The position leaves McMahon at odds with Democrat Richard Blumenthal and vulnerable to the Democrats’ claim that Republicans are willing to hold middle-class tax relief hostage to save the richest Americans from a scheduled tax increase.

McMahon in New Haven

Linda McMahon backs Mitch McConnell on taxes.

To neutralize the issue, House Republican Leader John Boehner suggested over the weekend that Republicans could vote for President Obama’s proposal extend the cuts for households earning less than $250,000 if that is the only tax relief possible before the election.

But McConnell struck a hard line Monday, proposing legislation to continue the cuts for all taxpayers. With 41 votes, McConnell has the numbers to block a vote on a middle-class relief.

Asked if she would take McConnell’s side over Boehner’s, McMahon said, “Yes.”

Her position is all or nothing?

“I’m absolutely in favor of keeping the tax rates the way they are today,” McMahon said. “We want to continue to grow jobs an encourage growth.”

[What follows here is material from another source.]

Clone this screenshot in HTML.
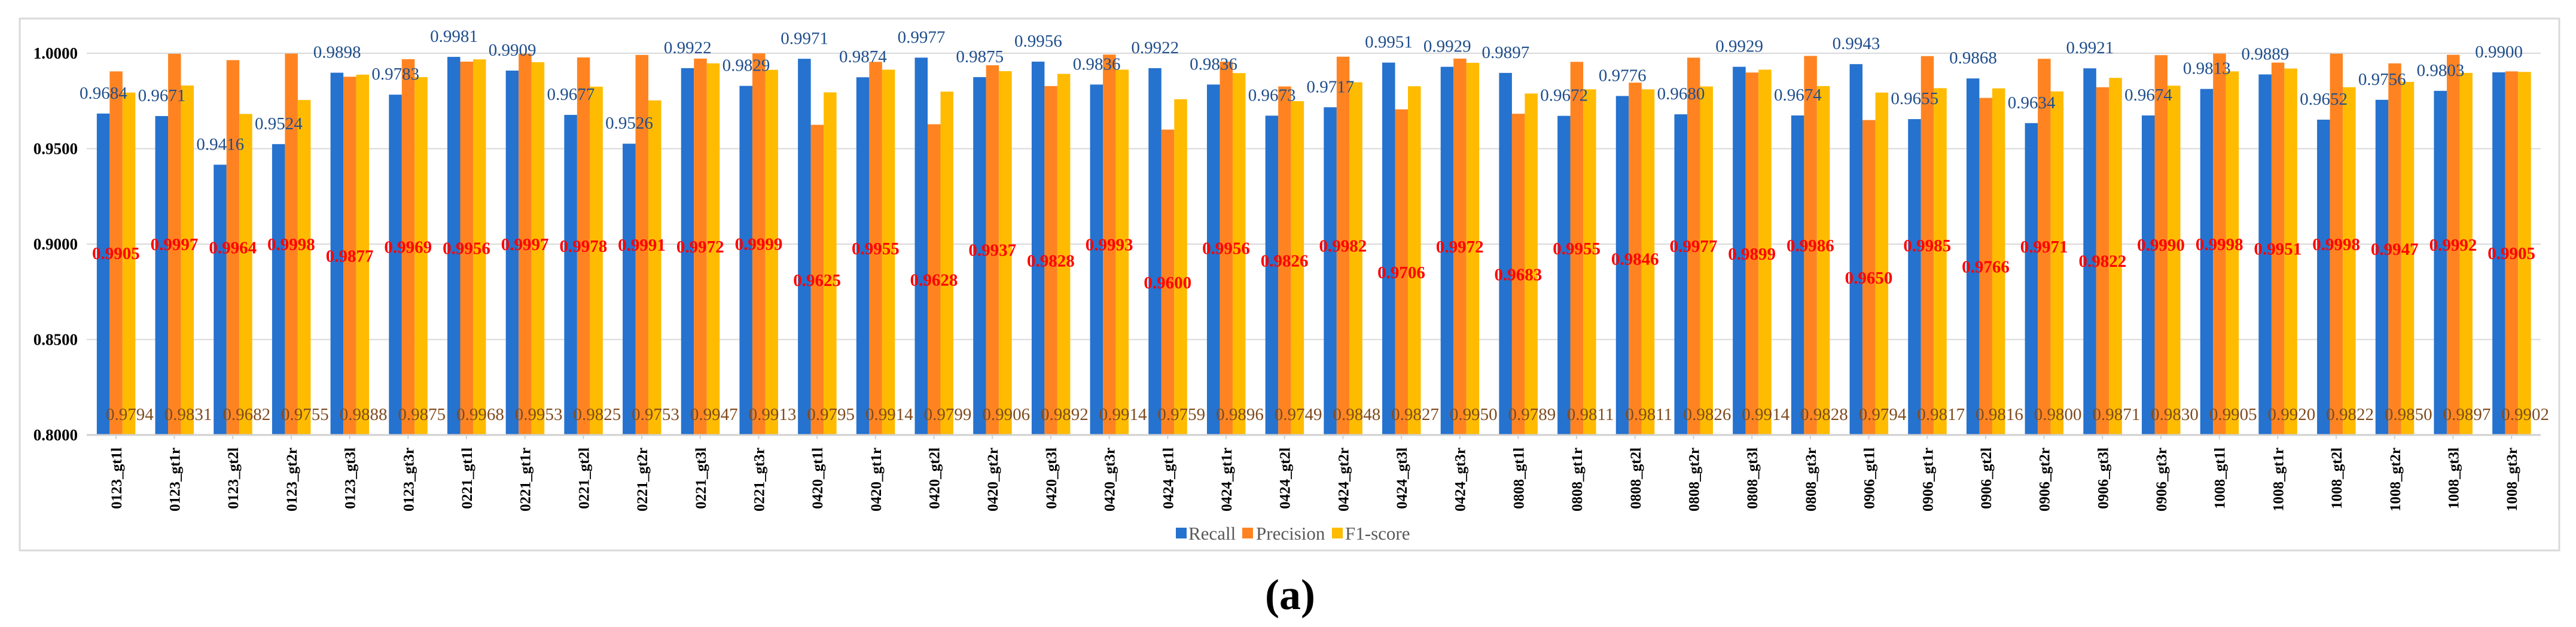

McMahon made her comments under a tree at a Mobil station off I-95 in New Haven, where she agreed to meet reporters to talk about a new Quinnipiac University poll on her way to her field office in East Haven.

The poll showed McMahon trailing Blumenthal among likely voters, 51 percent to 45 percent.

McMahon said she was pleased to be only six points behind Blumenthal, a 20-year attorney general with a job approval rating of 70 percent.

“People in Connecticut are concerned about the economy. They are concerned about their jobs. That’s the message I’ve had since I got into this race. I get it. I connect to the people here in Connecticut,” she said.

The poll found 91 percent of voters worried about the economy.

McMahon discounted the poll’s finding that she badly trails Blumenthal among women.

“I was at the Women’s Expo in Hartford this past weekend. I couldn’t move out on the floor, with all the women who were there,” she said.

McMahon said her campaign gave away 1,300 t-shirts at the expo, where they asked every recipient to register to be a volunteer.

“It was incredibly warming to me,” she said.

But the poll found women prefer Blumenthal, 56 percent to 41 percent.